Karena itu, jalan keluar atas kemelut gerakan sekularisasi ini adalah kembali dan melanjutkan pendidikan Rasulullah ﷺ. Nabi ﷺ, mengamalkan pendidikan golongan dewas. Para sahabat Nabi saw itu dididik dengan cara dan level yang tinggi.
Kitab Imam al-Ghazali, Ihya’ Ulumuddin, dapat dijadikan sebagai model pembinaan manusia dewasa. Konon, murid langsung Imam al-Ghazali memang tidak banyak. Tetapi, murid imam al-Ghazali memiliki murid-murid yang banyak dan berpengaruh. Bahkan pengaruhnya dirasakan oleh Syaikh Abdul Qadir al-Jailani hingga generasi setelahnya sampai umat Islam berhasil memerdekakan Baitul Maqdis.
Imam al-Ghazali mendidik di Madrasah Nidzamiyah.
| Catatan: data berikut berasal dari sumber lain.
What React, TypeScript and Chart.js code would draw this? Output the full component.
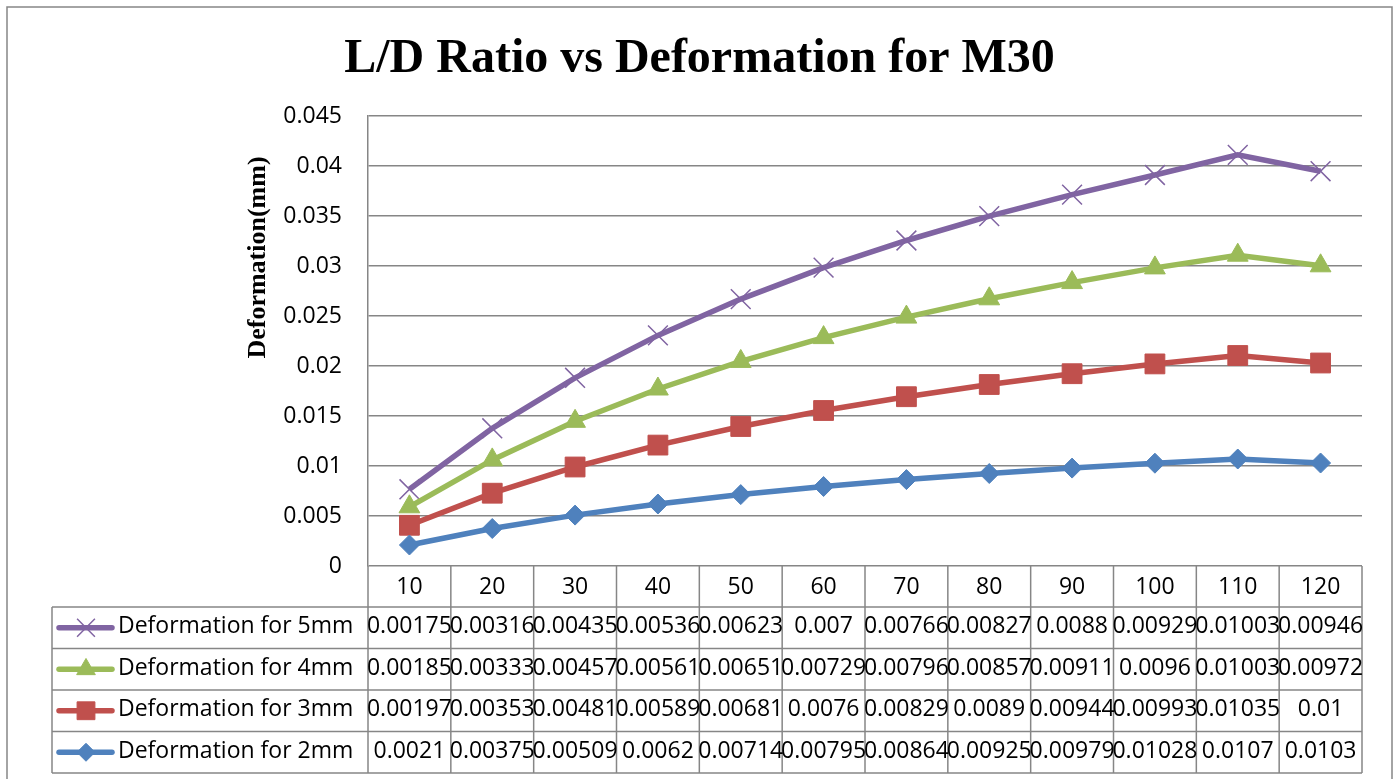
import React, { useEffect, useRef } from 'react';
import { Chart, registerables } from 'chart.js';
import { drawPoint } from 'chart.js/helpers';

Chart.register(...registerables);

const categories = ['10', '20', '30', '40', '50', '60', '70', '80', '90', '100', '110', '120'];
const def2mm = [0.0021, 0.00375, 0.00509, 0.0062, 0.00714, 0.00795, 0.00864, 0.00925, 0.00979, 0.01028, 0.0107, 0.0103];
const def3mm = [0.00197, 0.00353, 0.00481, 0.00589, 0.00681, 0.0076, 0.00829, 0.0089, 0.00944, 0.00993, 0.01035, 0.01];
const def4mm = [0.00185, 0.00333, 0.00457, 0.00561, 0.00651, 0.00729, 0.00796, 0.00857, 0.00911, 0.0096, 0.01003, 0.00972];
const def5mm = [0.00175, 0.00316, 0.00435, 0.00536, 0.00623, 0.007, 0.00766, 0.00827, 0.0088, 0.00929, 0.01003, 0.00946];
const seriesNames = ['Deformation for 2mm', 'Deformation for 3mm', 'Deformation for 4mm', 'Deformation for 5mm'];
const titleText = 'L/D Ratio vs Deformation for M30';
const yAxisTitle = 'Deformation(mm)';

const W = 1391;
const H = 773;
const GRID = '#868686';
const FONT = 'Open Sans';
const FSIZE = 23;

const tablePlugin = {
  id: 'excelTable',
  afterDraw(chart: any) {
    const ctx = chart.ctx as CanvasRenderingContext2D;
    const area = chart.chartArea;
    const xs = chart.scales.x;
    ctx.save();
    // outer border
    ctx.strokeStyle = GRID;
    ctx.lineWidth = 1.5;
    ctx.beginPath();
    ctx.moveTo(1, H + 5);
    ctx.lineTo(1, 1);
    ctx.lineTo(1386, 1);
    ctx.lineTo(1386, H + 5);
    ctx.stroke();

    // title
    ctx.fillStyle = '#000';
    ctx.font = 'bold 48px "Liberation Serif"';
    ctx.textAlign = 'center';
    ctx.textBaseline = 'alphabetic';
    ctx.fillText(titleText, 693.5, 66);

    // y axis title
    ctx.save();
    ctx.translate(259, 251.5);
    ctx.rotate(-Math.PI / 2);
    ctx.font = 'bold 26px "Liberation Serif"';
    ctx.fillText(yAxisTitle, 0, 0);
    ctx.restore();

    // table
    const n = categories.length;
    const step = xs.getPixelForValue(1) - xs.getPixelForValue(0);
    const colLeft = (i: number) => xs.getPixelForValue(i) - step / 2;
    const top = area.bottom;
    const headerH = 41;
    const rowH = 41.5;
    const tableLeft = 46;
    const bottom = top + headerH + rowH * 4;
    ctx.strokeStyle = GRID;
    ctx.lineWidth = 1.5;
    ctx.beginPath();
    for (let i = 0; i <= n; i++) {
      const x = i === n ? area.right : colLeft(i);
      ctx.moveTo(x, top);
      ctx.lineTo(x, bottom);
    }
    for (let r = 0; r <= 4; r++) {
      const y = top + headerH + r * rowH;
      ctx.moveTo(tableLeft, y);
      ctx.lineTo(area.right, y);
    }
    ctx.moveTo(tableLeft, top + headerH);
    ctx.lineTo(tableLeft, bottom);
    ctx.stroke();

    const datasets = chart.data.datasets;
    const order = [3, 2, 1, 0];
    order.forEach((di, r) => {
      const ds = datasets[di];
      const cy = top + headerH + r * rowH + rowH / 2;
      // legend key line
      ctx.strokeStyle = ds.borderColor;
      ctx.lineWidth = ds.borderWidth;
      ctx.lineCap = 'round';
      ctx.beginPath();
      ctx.moveTo(53, cy);
      ctx.lineTo(106, cy);
      ctx.stroke();
      ctx.lineCap = 'butt';
      ctx.fillStyle = ds.pointBackgroundColor;
      ctx.strokeStyle = ds.pointBorderColor;
      ctx.lineWidth = ds.pointBorderWidth;
      drawPoint(ctx, {
        pointStyle: ds.pointStyle,
        rotation: 0,
        radius: ds.pointRadius * 0.9,
        borderWidth: ds.pointBorderWidth,
      } as any, 80, cy);
      // label
      ctx.fillStyle = '#000';
      ctx.font = `${FSIZE}px "${FONT}"`;
      ctx.textAlign = 'left';
      ctx.textBaseline = 'middle';
      ctx.fillText(ds.label, 112, cy - 1);
      // values
      ctx.textAlign = 'center';
      (ds.data as number[]).forEach((v, i) => {
        ctx.fillText(String(v), xs.getPixelForValue(i), cy - 1);
      });
    });
    ctx.restore();
  },
};

export default function App() {
  const ref = useRef<HTMLCanvasElement>(null);
  useEffect(() => {
    if (!ref.current) return;
    const mk = (label: string, data: number[], color: string, style: string, radius: number, bw: number, lw: number) => ({
      label,
      data,
      borderColor: color,
      backgroundColor: color,
      borderWidth: lw,
      pointStyle: style,
      pointRadius: radius,
      pointBackgroundColor: color,
      pointBorderColor: color,
      pointBorderWidth: bw,
      fill: false,
      tension: 0,
    });
    const chart = new Chart(ref.current, {
      type: 'line',
      data: {
        labels: categories,
        datasets: [
          mk(seriesNames[0], def2mm, '#4F81BD', 'rectRot', 10, 1, 5.5),
          mk(seriesNames[1], def3mm, '#C0504D', 'rect', 14, 1, 5.5),
          mk(seriesNames[2], def4mm, '#9BBB59', 'triangle', 12, 1, 5.5),
          mk(seriesNames[3], def5mm, '#8064A2', 'crossRot', 14, 1.5, 5.5),
        ],
      },
      options: {
        responsive: false,
        animation: false,
        layout: { padding: { left: 202, right: 35, top: 110, bottom: 6 } },
        plugins: {
          legend: { display: false },
          title: { display: false },
          tooltip: { enabled: false },
        },
        scales: {
          x: {
            type: 'category',
            offset: true,
            grid: { display: false },
            border: { display: false },
            ticks: {
              color: '#000',
              font: { family: FONT, size: FSIZE },
              padding: 0,
              maxRotation: 0,
              autoSkip: false,
            },
            afterFit: (s: any) => { s.height = 207; },
          },
          y: {
            stacked: true,
            min: 0,
            max: 0.045,
            grid: { color: GRID, lineWidth: 1.5, drawTicks: false },
            border: { display: true, color: GRID, width: 1.5 },
            ticks: {
              stepSize: 0.005,
              color: '#000',
              font: { family: FONT, size: FSIZE },
              padding: 26,
              callback: (v: any) => String(Number(Number(v).toFixed(3))),
            },
            afterFit: (s: any) => { s.width = 160; },
          },
        },
      },
      plugins: [tablePlugin],
    });
    return () => chart.destroy();
  }, []);
  return (
    <div style={{ position: 'absolute', left: 6, top: 6, width: W, height: H }}>
      <canvas ref={ref} width={W} height={H} style={{ display: 'block', width: W, height: H }} />
    </div>
  );
}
Para mudirnya mendirikan madrasah-madrasah yang banyak yang menghasilkan pemimpin-pemimpin hebat. Bahkan Ahmad Syalabi mengatakan, di zaman kesultanan Al-Ayyubi, tidak ada pemimpin, komandan militer, guru besar, ulama yang tidak ada sambungan ilmu kepada Imam al-Ghazali.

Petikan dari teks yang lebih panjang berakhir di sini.